2017 Chevrolet Bolt EV - 2017 Chevrolet Bolt EV
2017 Chevrolet Bolt EV 2017 Chevrolet Bolt EV

Call it the revenge of the electric car. Electric vehicles that seemed doomed just a few years ago to languish outside the mainstream are poised to reshape the auto industry in the coming decade, possibly dragging the oil industry to new lows due to sinking demand for gasoline.

That’s according to an analysis due out Thursday in Bloomberg’s new animated web series “Sooner Than You Think.”

Automakers including Ford, Volkswagen, Nissan and BMW are investing billions in developing plug-in cars that run on the same stuff as your blender. Even non-traditional automakers Apple and Google are getting in on the game. Honda on Wednesday announced it is aiming for low-emission vehicles—that includes fully electric cars plus hybrids, which together make up just 5% of its offerings right now—to comprise two thirds of its fleet by 2030. Over just the next two years, Tesla and Chevy plan to release electric cars that can travel over 200 miles on a charge and sell in the $30,000 range.

This is bad news for the oil industry, which has been reeling lately from oil prices plunging as a result of massive growth in oil production in North America that has injected roughly two million more barrels of oil per day into the market than the market needs. Even extremely cheap gas doesn’t seem able to hobble the electric car: Amid last year’s low gas prices, sales of electric vehicles still climbed 60% worldwide.

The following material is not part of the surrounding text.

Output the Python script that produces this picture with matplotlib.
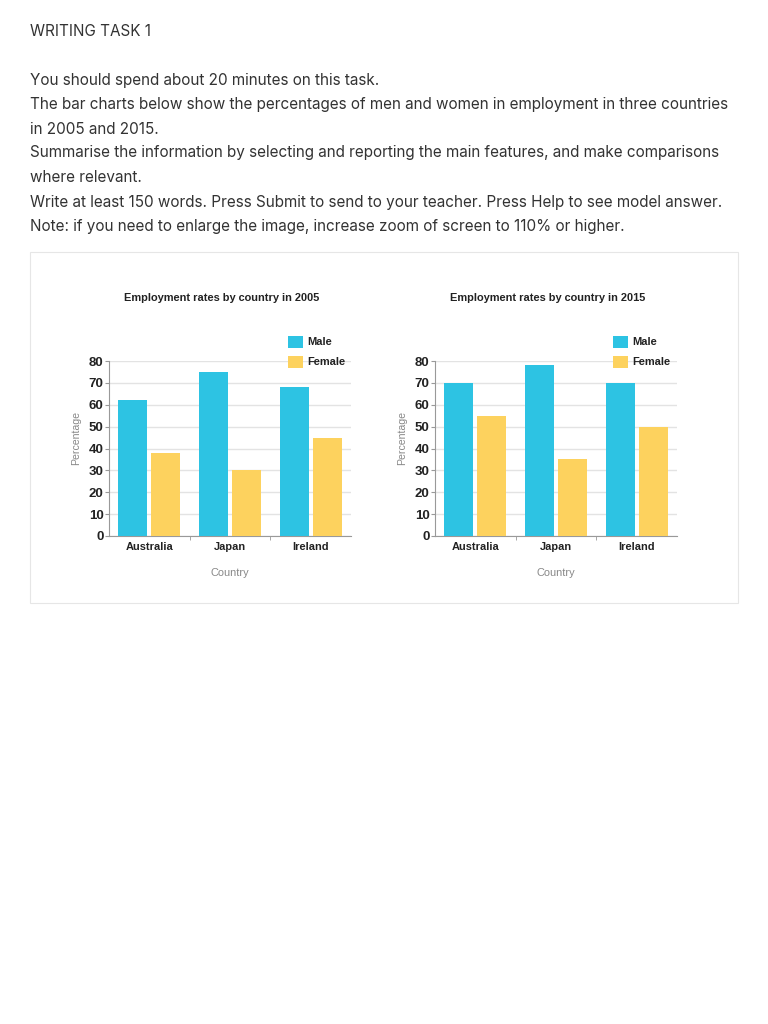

Bloomberg analysts predict the looming rise of electric vehicles could spark another round of troubles for the petroleum industry, as global demand falls by two million barrels more per day when more people start charging their cars at power sockets rather than filling up at gas stations. Analysts predict the two million fewer barrels benchmark could come as soon as 2023. For the oil industry, which touches nearly every segment of the American economy and funds major governments worldwide from Venezuela to Norway to Russia to Iran, that news is sure to cause a ruckus.

A decade ago documentary filmmakers released the movie Who Killed the Electric Car? Maybe it's time for the sequel: The Electric Car Strikes Back.